[START OF DATA PROVIDED]

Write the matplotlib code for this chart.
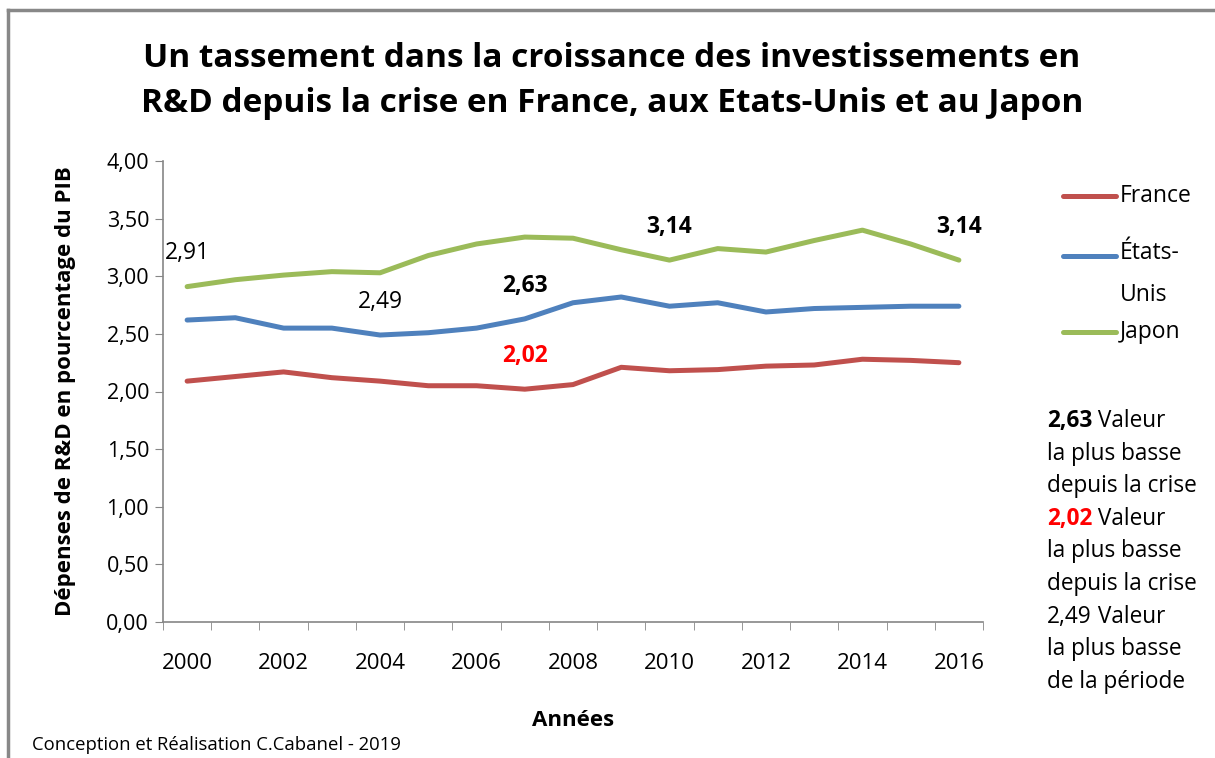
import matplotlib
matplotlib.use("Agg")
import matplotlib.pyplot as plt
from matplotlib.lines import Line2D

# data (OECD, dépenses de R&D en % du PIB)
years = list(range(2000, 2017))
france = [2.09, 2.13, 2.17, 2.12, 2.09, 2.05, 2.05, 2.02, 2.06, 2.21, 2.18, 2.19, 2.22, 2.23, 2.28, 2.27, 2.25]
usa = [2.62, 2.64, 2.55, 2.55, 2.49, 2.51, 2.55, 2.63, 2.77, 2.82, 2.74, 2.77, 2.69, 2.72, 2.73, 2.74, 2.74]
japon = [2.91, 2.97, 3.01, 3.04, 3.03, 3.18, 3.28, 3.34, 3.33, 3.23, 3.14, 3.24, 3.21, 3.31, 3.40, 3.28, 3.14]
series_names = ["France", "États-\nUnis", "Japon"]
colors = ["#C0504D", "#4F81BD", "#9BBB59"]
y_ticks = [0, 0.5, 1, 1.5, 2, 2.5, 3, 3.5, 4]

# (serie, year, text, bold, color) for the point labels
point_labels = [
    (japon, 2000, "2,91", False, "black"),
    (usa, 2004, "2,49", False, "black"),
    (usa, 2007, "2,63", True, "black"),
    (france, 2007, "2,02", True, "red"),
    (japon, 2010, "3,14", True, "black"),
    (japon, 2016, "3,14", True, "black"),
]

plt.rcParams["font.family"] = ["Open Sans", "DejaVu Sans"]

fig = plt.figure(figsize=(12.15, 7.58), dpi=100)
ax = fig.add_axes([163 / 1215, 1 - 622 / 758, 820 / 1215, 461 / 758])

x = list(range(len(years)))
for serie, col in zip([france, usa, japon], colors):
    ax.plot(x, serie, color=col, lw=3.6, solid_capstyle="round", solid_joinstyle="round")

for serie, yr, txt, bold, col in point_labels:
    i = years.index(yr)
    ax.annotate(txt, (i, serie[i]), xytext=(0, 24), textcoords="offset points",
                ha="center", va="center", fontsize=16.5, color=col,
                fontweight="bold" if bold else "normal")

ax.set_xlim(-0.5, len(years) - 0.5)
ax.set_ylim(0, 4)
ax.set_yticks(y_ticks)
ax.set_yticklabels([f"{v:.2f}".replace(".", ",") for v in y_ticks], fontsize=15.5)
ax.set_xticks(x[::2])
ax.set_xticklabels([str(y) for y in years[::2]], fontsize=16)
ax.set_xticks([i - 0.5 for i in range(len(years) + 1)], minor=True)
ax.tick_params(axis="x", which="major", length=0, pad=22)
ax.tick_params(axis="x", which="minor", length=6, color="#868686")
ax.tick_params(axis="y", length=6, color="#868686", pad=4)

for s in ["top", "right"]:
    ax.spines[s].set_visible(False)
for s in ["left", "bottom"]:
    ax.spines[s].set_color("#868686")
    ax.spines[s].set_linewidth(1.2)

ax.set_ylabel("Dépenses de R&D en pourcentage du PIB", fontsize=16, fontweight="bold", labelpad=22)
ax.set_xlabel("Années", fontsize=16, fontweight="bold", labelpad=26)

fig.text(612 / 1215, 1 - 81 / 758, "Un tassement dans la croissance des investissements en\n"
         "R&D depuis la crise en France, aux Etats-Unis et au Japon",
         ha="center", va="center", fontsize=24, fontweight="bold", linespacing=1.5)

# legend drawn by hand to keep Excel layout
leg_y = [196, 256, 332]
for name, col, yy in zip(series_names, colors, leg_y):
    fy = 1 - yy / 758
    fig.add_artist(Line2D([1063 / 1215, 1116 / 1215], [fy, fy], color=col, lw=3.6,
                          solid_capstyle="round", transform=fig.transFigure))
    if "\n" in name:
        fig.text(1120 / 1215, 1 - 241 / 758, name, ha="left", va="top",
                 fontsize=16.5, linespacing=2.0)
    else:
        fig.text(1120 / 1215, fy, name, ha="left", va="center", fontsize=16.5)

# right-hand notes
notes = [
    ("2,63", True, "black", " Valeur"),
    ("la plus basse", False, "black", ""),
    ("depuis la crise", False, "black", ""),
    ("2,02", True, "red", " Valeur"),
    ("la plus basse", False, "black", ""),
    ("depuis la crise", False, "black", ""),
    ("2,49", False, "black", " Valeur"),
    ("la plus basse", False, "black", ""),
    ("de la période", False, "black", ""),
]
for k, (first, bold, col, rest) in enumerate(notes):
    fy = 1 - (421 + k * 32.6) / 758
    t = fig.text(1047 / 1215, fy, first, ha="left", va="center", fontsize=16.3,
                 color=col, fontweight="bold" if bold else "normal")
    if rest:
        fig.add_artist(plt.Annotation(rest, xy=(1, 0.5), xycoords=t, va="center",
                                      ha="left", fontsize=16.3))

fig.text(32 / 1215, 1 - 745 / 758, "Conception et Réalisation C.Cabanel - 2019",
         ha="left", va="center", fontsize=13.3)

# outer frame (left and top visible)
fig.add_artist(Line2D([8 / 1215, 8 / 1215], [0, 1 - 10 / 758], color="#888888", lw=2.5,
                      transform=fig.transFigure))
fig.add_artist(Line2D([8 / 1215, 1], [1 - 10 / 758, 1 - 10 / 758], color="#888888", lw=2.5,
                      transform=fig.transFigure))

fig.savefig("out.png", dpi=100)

[END OF DATA PROVIDED]
[START OF DATA PROVIDED]

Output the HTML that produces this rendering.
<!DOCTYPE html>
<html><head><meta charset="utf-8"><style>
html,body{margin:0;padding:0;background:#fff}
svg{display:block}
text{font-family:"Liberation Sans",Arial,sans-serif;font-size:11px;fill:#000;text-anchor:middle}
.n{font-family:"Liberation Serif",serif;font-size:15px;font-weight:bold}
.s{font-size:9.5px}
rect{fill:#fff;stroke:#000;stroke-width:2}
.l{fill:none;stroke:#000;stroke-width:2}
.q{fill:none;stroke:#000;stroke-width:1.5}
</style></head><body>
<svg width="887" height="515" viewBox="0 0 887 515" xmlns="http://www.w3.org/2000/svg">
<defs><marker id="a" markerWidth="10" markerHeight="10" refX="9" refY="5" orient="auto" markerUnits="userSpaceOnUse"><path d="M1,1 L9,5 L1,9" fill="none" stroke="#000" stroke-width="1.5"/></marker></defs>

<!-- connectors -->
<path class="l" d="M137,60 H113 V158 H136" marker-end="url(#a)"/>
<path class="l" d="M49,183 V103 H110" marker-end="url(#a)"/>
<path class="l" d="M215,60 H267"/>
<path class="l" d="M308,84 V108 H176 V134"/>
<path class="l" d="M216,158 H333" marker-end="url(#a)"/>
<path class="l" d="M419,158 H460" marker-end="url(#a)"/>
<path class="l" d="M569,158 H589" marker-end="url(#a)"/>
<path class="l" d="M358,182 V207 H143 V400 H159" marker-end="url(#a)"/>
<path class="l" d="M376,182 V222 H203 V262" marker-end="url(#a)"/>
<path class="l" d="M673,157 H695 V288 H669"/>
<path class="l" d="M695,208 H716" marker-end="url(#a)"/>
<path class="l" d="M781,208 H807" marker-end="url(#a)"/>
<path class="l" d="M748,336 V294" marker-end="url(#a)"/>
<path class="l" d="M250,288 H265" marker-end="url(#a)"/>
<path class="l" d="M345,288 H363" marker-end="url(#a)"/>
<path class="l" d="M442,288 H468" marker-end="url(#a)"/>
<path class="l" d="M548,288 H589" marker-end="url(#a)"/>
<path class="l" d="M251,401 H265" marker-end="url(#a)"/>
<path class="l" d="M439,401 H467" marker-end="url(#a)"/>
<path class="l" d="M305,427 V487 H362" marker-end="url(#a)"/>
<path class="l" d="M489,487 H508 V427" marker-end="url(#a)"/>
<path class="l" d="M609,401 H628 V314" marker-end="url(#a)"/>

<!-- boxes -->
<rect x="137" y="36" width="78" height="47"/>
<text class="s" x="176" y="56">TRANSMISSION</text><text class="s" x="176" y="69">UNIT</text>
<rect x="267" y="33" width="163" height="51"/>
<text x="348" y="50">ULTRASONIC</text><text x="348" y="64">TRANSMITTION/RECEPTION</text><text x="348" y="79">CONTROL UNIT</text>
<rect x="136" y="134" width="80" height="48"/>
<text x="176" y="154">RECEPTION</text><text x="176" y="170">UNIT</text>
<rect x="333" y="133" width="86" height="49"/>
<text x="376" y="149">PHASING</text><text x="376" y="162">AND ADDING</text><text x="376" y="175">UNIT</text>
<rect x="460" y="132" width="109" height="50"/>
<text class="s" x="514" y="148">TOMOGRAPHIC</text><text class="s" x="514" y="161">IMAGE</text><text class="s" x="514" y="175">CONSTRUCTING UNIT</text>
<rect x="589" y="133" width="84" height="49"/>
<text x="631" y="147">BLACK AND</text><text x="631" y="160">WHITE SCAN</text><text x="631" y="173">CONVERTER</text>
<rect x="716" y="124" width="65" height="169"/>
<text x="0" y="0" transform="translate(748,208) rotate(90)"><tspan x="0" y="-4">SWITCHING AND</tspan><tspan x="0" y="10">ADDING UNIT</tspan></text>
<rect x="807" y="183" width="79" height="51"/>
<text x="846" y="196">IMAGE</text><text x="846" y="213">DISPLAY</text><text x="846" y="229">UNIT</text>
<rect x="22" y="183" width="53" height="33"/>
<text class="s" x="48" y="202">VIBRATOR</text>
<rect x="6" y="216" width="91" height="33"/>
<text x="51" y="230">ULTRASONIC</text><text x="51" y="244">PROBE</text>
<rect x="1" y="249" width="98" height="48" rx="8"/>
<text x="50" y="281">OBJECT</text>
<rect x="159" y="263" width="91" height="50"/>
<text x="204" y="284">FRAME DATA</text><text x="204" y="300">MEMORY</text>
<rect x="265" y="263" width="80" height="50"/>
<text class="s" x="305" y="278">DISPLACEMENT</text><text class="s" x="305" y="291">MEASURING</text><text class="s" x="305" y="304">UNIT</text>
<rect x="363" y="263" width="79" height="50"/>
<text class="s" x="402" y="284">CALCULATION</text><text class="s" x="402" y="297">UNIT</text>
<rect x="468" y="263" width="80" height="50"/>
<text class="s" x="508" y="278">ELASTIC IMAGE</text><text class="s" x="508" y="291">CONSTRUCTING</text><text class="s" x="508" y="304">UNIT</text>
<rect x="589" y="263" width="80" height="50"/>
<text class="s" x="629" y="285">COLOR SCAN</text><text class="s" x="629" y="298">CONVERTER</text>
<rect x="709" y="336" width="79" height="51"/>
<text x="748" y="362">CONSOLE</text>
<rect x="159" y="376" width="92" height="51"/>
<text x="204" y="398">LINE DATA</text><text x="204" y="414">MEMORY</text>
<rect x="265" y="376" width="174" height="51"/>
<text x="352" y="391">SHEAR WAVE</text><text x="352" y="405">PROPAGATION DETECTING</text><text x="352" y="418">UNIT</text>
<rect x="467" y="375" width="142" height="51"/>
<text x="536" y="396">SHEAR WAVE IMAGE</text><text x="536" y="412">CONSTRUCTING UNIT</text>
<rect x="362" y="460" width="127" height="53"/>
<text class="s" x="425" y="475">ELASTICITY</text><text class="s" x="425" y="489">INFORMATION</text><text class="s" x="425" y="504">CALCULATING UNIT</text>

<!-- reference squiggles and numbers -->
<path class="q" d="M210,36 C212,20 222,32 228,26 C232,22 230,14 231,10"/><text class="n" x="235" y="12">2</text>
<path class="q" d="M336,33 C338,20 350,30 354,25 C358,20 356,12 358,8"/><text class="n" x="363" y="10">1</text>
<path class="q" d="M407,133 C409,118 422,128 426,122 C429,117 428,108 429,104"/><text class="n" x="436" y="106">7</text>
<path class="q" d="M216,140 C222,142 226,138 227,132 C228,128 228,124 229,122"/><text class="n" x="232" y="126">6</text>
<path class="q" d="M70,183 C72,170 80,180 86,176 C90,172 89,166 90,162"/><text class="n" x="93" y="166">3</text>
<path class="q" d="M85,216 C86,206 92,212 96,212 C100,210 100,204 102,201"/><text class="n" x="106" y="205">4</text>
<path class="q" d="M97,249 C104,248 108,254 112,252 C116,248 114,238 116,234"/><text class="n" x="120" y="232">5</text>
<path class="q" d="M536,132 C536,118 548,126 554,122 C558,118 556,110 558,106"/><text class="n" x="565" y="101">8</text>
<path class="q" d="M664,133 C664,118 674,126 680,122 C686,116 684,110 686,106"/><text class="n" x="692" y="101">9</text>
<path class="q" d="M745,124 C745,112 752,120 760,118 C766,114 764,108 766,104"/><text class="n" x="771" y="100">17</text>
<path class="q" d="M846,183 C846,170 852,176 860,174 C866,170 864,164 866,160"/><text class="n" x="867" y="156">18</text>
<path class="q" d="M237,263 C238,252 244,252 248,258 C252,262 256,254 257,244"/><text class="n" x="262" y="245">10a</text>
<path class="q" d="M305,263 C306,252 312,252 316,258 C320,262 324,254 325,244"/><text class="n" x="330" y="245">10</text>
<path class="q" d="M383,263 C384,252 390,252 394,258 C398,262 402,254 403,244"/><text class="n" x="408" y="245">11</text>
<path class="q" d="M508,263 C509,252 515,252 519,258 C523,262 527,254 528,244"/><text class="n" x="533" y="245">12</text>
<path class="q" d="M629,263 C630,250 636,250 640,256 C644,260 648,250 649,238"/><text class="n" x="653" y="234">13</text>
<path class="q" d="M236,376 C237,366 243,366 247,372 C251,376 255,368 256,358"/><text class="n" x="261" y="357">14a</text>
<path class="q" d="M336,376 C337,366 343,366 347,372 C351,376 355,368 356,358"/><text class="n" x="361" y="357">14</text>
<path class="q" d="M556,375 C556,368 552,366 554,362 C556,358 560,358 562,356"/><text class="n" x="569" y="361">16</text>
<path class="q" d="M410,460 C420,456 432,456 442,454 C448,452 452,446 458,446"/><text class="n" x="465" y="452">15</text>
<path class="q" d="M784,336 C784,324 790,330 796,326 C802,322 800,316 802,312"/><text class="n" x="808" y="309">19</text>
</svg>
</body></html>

[END OF DATA PROVIDED]

## WHAT IS EXPECTED
Repeat exactly the stretch of lines that opens with the line containing "Write the matplotlib code for this chart." and closes with the line containing "y_ticks = [0, 0.5, 1, 1.5, 2, 2.5, 3, 3.5, 4]". Leave the pictures out, and add nothing.

## TASK SOLUTION
Write the matplotlib code for this chart.
import matplotlib
matplotlib.use("Agg")
import matplotlib.pyplot as plt
from matplotlib.lines import Line2D

# data (OECD, dépenses de R&D en % du PIB)
years = list(range(2000, 2017))
france = [2.09, 2.13, 2.17, 2.12, 2.09, 2.05, 2.05, 2.02, 2.06, 2.21, 2.18, 2.19, 2.22, 2.23, 2.28, 2.27, 2.25]
usa = [2.62, 2.64, 2.55, 2.55, 2.49, 2.51, 2.55, 2.63, 2.77, 2.82, 2.74, 2.77, 2.69, 2.72, 2.73, 2.74, 2.74]
japon = [2.91, 2.97, 3.01, 3.04, 3.03, 3.18, 3.28, 3.34, 3.33, 3.23, 3.14, 3.24, 3.21, 3.31, 3.40, 3.28, 3.14]
series_names = ["France", "États-\nUnis", "Japon"]
colors = ["#C0504D", "#4F81BD", "#9BBB59"]
y_ticks = [0, 0.5, 1, 1.5, 2, 2.5, 3, 3.5, 4]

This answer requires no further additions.